Bambang Tjahjadi, Universitas Airlangga

Prof. Bambang Tjahjadi adalah Guru Besar Akuntansi Manajemen di Fakultas Ekonomi dan Bisnis Universitas Airlangga dan seorang konsultan professional. Riwayat pendidikan tingginya dimulai dari tingkat D3 di Universitas Widya Mandala pada tahun 1979, kemudian melakukan penyetaraan sarjana ekonomi di Universitas Airlangga pada tahun 1984. Prof. Bambang meraih gelar Master of Business Administration di Western Carolina University, dan kembali melanjutkan melanjutkan gelar doktoralnya di Universitas Airlangga. Selama karirnya sebagai dosen senior, Prof. Bambang Tjahjadi tercatat telah mempublikasikan sekitar 20 penelitiannya.
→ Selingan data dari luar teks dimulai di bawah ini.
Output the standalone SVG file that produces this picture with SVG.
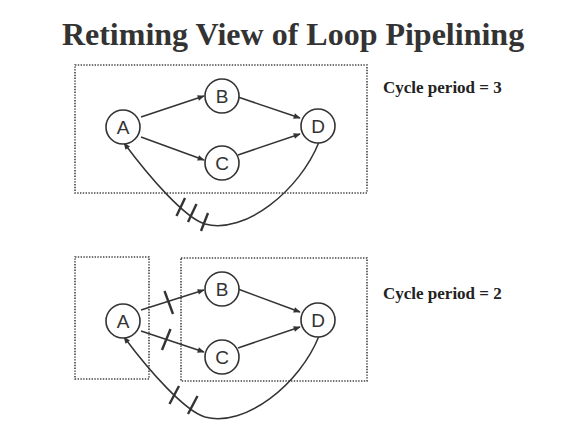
<svg xmlns="http://www.w3.org/2000/svg" width="563" height="439" viewBox="0 0 563 439">
<defs>
<marker id="ah" viewBox="0 0 10 10" refX="9" refY="5" markerWidth="8" markerHeight="7" markerUnits="userSpaceOnUse" orient="auto">
<path d="M0,1 L10,5 L0,9 z" fill="#333"/>
</marker>
</defs>
<style>
.box{fill:none;stroke:#444;stroke-width:1.6;stroke-dasharray:1.4 1.4}
.node circle{fill:#fff;stroke:#333;stroke-width:1.6}
.node text{font-family:"Liberation Sans",Arial,sans-serif;font-size:19px;fill:#333;text-anchor:middle}
.edge{fill:none;stroke:#333;stroke-width:1.5;marker-end:url(#ah)}
.tick{stroke:#333;stroke-width:2.4}
.lbl{font-family:"Liberation Serif","Times New Roman",serif;font-weight:bold;font-size:17px;fill:#222}
.title{font-family:"Liberation Serif","Times New Roman",serif;font-weight:bold;font-size:32px;fill:#333}
</style>
<rect width="563" height="439" fill="#fff"/>
<text class="title" x="293" y="45" text-anchor="middle">Retiming View of Loop Pipelining</text>
<rect class="box" x="75" y="65" width="292" height="128"/>
<rect class="box" x="75" y="257" width="74" height="122"/>
<rect class="box" x="181" y="258" width="186" height="123"/>
<text class="lbl" x="383" y="93">Cycle period = 3</text>
<text class="lbl" x="383" y="299">Cycle period = 2</text>
<g id="connectors">
<path class="edge" d="M141,117 L204,96"/>
<path class="edge" d="M141,137 L204,160"/>
<path class="edge" d="M238,97 L300,118"/>
<path class="edge" d="M238,155 L300,134"/>
<path class="edge" d="M319,142 C300,190 245,235 205,224 C185,218 150,178 124,143"/>
<line class="tick" x1="185" y1="198" x2="176.5" y2="216"/>
<line class="tick" x1="196.5" y1="204" x2="188" y2="222"/>
<line class="tick" x1="208" y1="213" x2="201" y2="231"/>
<path class="edge" d="M141,310 L204,290"/>
<path class="edge" d="M141,331 L204,352"/>
<path class="edge" d="M238,289 L300,312"/>
<path class="edge" d="M238,348 L300,327"/>
<path class="edge" d="M319,336 C300,384 245,428 205,417 C185,411 150,372 124,337"/>
<line class="tick" x1="164.5" y1="291" x2="173" y2="314"/>
<line class="tick" x1="170.5" y1="329" x2="162" y2="350"/>
<line class="tick" x1="179" y1="386" x2="169.5" y2="404"/>
<line class="tick" x1="197.5" y1="396" x2="188" y2="414"/>
</g>
<g id="A1" class="node"><circle cx="123" cy="127" r="17"/><text x="123" y="134">A</text></g>
<g id="B1" class="node"><circle cx="222" cy="96" r="17"/><text x="222" y="103">B</text></g>
<g id="C1" class="node"><circle cx="222" cy="163" r="17"/><text x="222" y="170">C</text></g>
<g id="D1" class="node"><circle cx="318" cy="126" r="17"/><text x="318" y="133">D</text></g>
<g id="A2" class="node"><circle cx="123" cy="321" r="17"/><text x="123" y="328">A</text></g>
<g id="B2" class="node"><circle cx="222" cy="289" r="17"/><text x="222" y="296">B</text></g>
<g id="C2" class="node"><circle cx="222" cy="357" r="17"/><text x="222" y="364">C</text></g>
<g id="D2" class="node"><circle cx="318" cy="320" r="17"/><text x="318" y="327">D</text></g>
</svg>
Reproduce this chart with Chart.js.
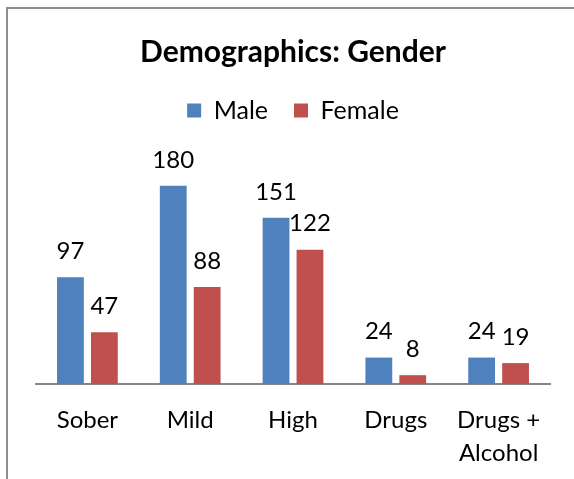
<!DOCTYPE html>
<html>
<head>
<meta charset="utf-8">
<script src="https://cdn.jsdelivr.net/npm/chart.js@4"></script>
<style>
  html, body { margin: 0; padding: 0; background: #fff; overflow: hidden; }
  #wrap { position: relative; width: 574px; height: 479px; }
  #frame { position: absolute; left: 6px; top: 7px; width: 700px; height: 700px;
           border-left: 2px solid #8e8e8e; border-top: 2px solid #8e8e8e; pointer-events: none; }
</style>
</head>
<body>
<div id="wrap">
  <canvas id="chart" width="574" height="479"></canvas>
  <div id="frame"></div>
</div>
<script>
const categories = ['Sober', 'Mild', 'High', 'Drugs', ['Drugs +', 'Alcohol']];
const maleValues = [97, 180, 151, 24, 24];
const femaleValues = [47, 88, 122, 8, 19];

const FONT = 'Lato';

// value labels above each bar
const barLabels = {
  id: 'barLabels',
  afterDatasetsDraw(chart) {
    const ctx = chart.ctx;
    ctx.save();
    ctx.font = '24px ' + FONT;
    ctx.fillStyle = '#000';
    ctx.textAlign = 'center';
    ctx.textBaseline = 'middle';
    chart.data.datasets.forEach((ds, i) => {
      chart.getDatasetMeta(i).data.forEach((bar, j) => {
        ctx.fillText(String(ds.data[j]), bar.x, bar.y - 26);
      });
    });
    ctx.restore();
  }
};

new Chart(document.getElementById('chart'), {
  type: 'bar',
  data: {
    labels: categories,
    datasets: [
      { label: 'Male', data: maleValues, backgroundColor: '#4f81bd' },
      { label: 'Female', data: femaleValues, backgroundColor: '#c0504d' }
    ]
  },
  options: {
    responsive: false,
    animation: false,
    categoryPercentage: 0.66,
    barPercentage: 0.79,
    layout: { padding: { left: 36, right: 24, top: 0, bottom: -11 } },
    plugins: {
      title: {
        display: true,
        text: 'Demographics: Gender',
        color: '#000',
        font: { family: FONT, size: 30, weight: 'bold', lineHeight: 1.2 },
        padding: { top: 34, bottom: 2 }
      },
      legend: {
        display: true,
        position: 'top',
        labels: {
          color: '#000',
          font: { family: FONT, size: 25 },
          boxWidth: 14,
          boxHeight: 14,
          padding: 26
        }
      },
      tooltip: { enabled: false }
    },
    scales: {
      x: {
        grid: { display: false, drawTicks: false },
        border: { display: true, color: '#868686', width: 2 },
        ticks: {
          color: '#000',
          padding: 20,
          maxRotation: 0,
          autoSkip: false,
          font: { family: FONT, size: 24, lineHeight: 1.375 }
        }
      },
      y: {
        display: false,
        min: 0,
        max: 228
      }
    }
  },
  plugins: [barLabels]
});
</script>
</body>
</html>
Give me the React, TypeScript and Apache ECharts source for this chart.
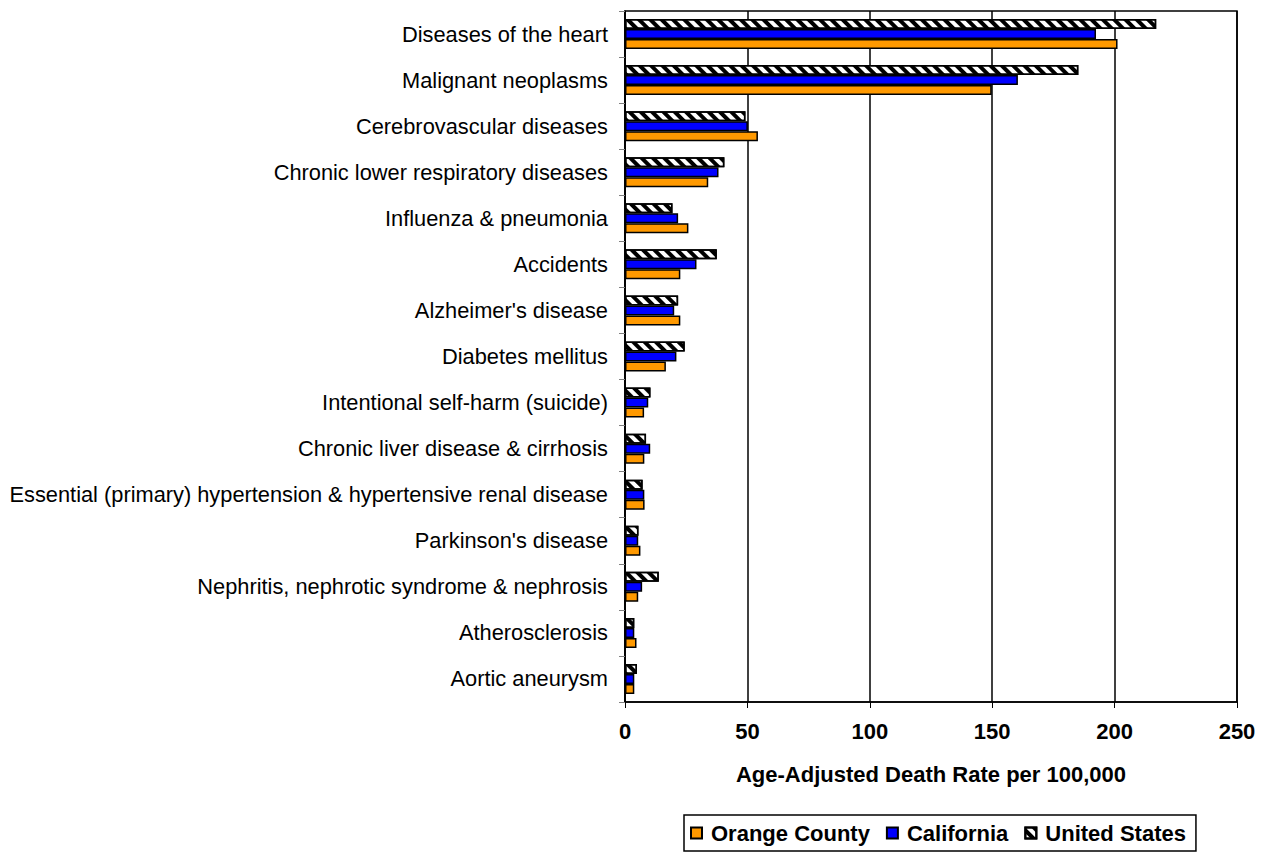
import React, { useEffect, useRef } from "react";
import * as echarts from "echarts";

// Categories listed top-to-bottom as they appear in the chart
const categories: string[] = [
  "Diseases of the heart",
  "Malignant neoplasms",
  "Cerebrovascular diseases",
  "Chronic lower respiratory diseases",
  "Influenza & pneumonia",
  "Accidents",
  "Alzheimer's disease",
  "Diabetes mellitus",
  "Intentional self-harm (suicide)",
  "Chronic liver disease & cirrhosis",
  "Essential (primary) hypertension & hypertensive renal disease",
  "Parkinson's disease",
  "Nephritis, nephrotic syndrome & nephrosis",
  "Atherosclerosis",
  "Aortic aneurysm",
];

const orangeCounty: number[] = [201.2, 149.8, 54.3, 34.0, 25.9, 22.6, 22.6, 16.7, 7.8, 7.9, 8.0, 6.3, 5.4, 4.7, 3.8];
const california: number[] = [192.4, 160.5, 50.2, 38.2, 21.7, 29.2, 20.1, 21.0, 9.5, 10.3, 7.9, 5.4, 7.0, 3.8, 3.8];
const unitedStates: number[] = [217.0, 185.2, 49.2, 40.6, 19.4, 37.5, 21.7, 24.4, 10.4, 8.6, 7.2, 5.5, 13.8, 3.8, 4.9];

const xTicks = { min: 0, max: 250, interval: 50 };
const xAxisTitle = "Age-Adjusted Death Rate per 100,000";
const seriesNames = ["Orange County", "California", "United States"];

const FONT = '"Liberation Sans", Arial, sans-serif';

export default function App() {
  const ref = useRef<HTMLDivElement>(null);

  useEffect(() => {
    if (!ref.current) return;
    const chart = echarts.init(ref.current, undefined, { renderer: "svg" });
    const rev = <T,>(a: T[]) => a.slice().reverse();

    const barCommon = {
      type: "bar" as const,
      barWidth: 10,
      barGap: "0%",
    };

    chart.setOption({
      animation: false,
      backgroundColor: "#ffffff",
      textStyle: { fontFamily: FONT },
      grid: {
        left: 625,
        right: 30,
        top: 11,
        bottom: 153,
        show: true,
        borderColor: "#000",
        borderWidth: 1.5,
        containLabel: false,
      },
      legend: {
        left: 684,
        top: 815,
        orient: "horizontal",
        padding: [7, 10, 7, 6],
        borderColor: "#000",
        borderWidth: 1.5,
        itemWidth: 11,
        itemHeight: 11,
        itemGap: 16,
        icon: "rect",
        textStyle: {
          fontFamily: FONT,
          fontSize: 22,
          fontWeight: "bold",
          color: "#000",
          padding: [0, 0, 0, 4],
        },
        data: seriesNames,
      },
      xAxis: {
        type: "value",
        min: xTicks.min,
        max: xTicks.max,
        interval: xTicks.interval,
        name: xAxisTitle,
        nameLocation: "middle",
        nameGap: 61,
        nameTextStyle: {
          fontFamily: FONT,
          fontSize: 22,
          fontWeight: "bold",
          color: "#000",
        },
        axisLine: { show: true, lineStyle: { color: "#000", width: 1.5 } },
        axisTick: { show: true, length: 6, lineStyle: { color: "#000", width: 1 } },
        axisLabel: {
          margin: 18,
          fontFamily: FONT,
          fontSize: 22,
          fontWeight: "bold",
          color: "#000",
        },
        splitLine: { show: true, lineStyle: { color: "#000", width: 1.5 } },
      },
      yAxis: {
        type: "category",
        data: rev(categories),
        axisLine: { show: true, lineStyle: { color: "#000", width: 1.5 } },
        axisTick: { show: true, length: 6, alignWithLabel: false, lineStyle: { color: "#808080", width: 1 } },
        axisLabel: {
          margin: 17,
          fontFamily: FONT,
          fontSize: 21.8,
          color: "#000",
        },
        splitLine: { show: false },
      },
      series: [
        {
          ...barCommon,
          name: seriesNames[2],
          data: rev(unitedStates),
          itemStyle: {
            color: "#FFFFFF",
            borderColor: "#000",
            borderWidth: 1.5,
            decal: {
              symbol: "rect",
              symbolSize: 1,
              color: "#000",
              backgroundColor: "#FFFFFF",
              dashArrayX: [1, 0],
              dashArrayY: [4, 4],
              rotation: Math.PI / 4,
            },
          },
        },
        {
          ...barCommon,
          name: seriesNames[1],
          data: rev(california),
          itemStyle: { color: "#0000FF", borderColor: "#000", borderWidth: 1.5 },
        },
        {
          ...barCommon,
          name: seriesNames[0],
          data: rev(orangeCounty),
          itemStyle: { color: "#FF9900", borderColor: "#000", borderWidth: 1.5 },
        },
      ],
    });

    return () => chart.dispose();
  }, []);

  return (
    <div
      ref={ref}
      style={{ position: "fixed", left: 0, top: 0, width: 1267, height: 855 }}
    />
  );
}
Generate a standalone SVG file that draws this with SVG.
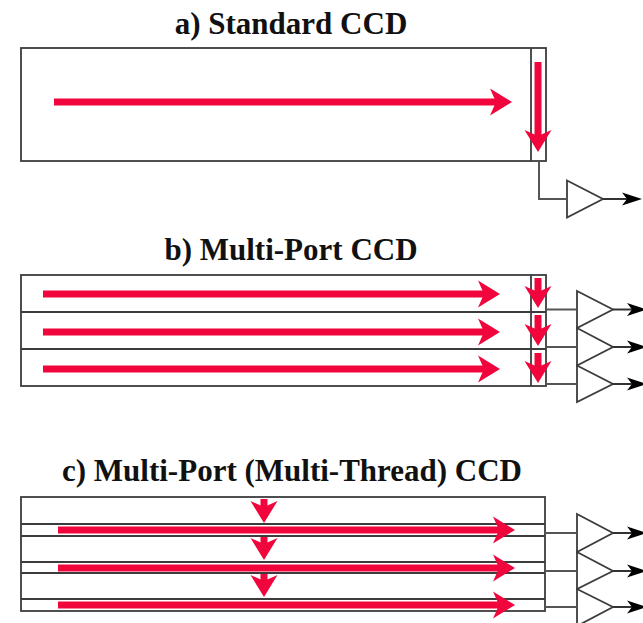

Salah satu penelitian terbarunya di tahun 2021 berjudul “The Role of Intellectual Capital in the Development of Financial Technology in the New Normal Period in Indonesia”. Beliau juga merupakan member dari berbagai lembaga asosiasi seperti Indonesia Marketing Association (IMA), Certified Management Accountant (CMA) Australia, Indonesia Performance Management Society (IPMS)Beta Gamma Sigma, USA, Ikatan Akuntan Indonesia (IAI), dan banyak lagi.

Beliau mengajar program reguler Corporate Strategic Planning and Organizational Agility di Airlangga Executive Education Center.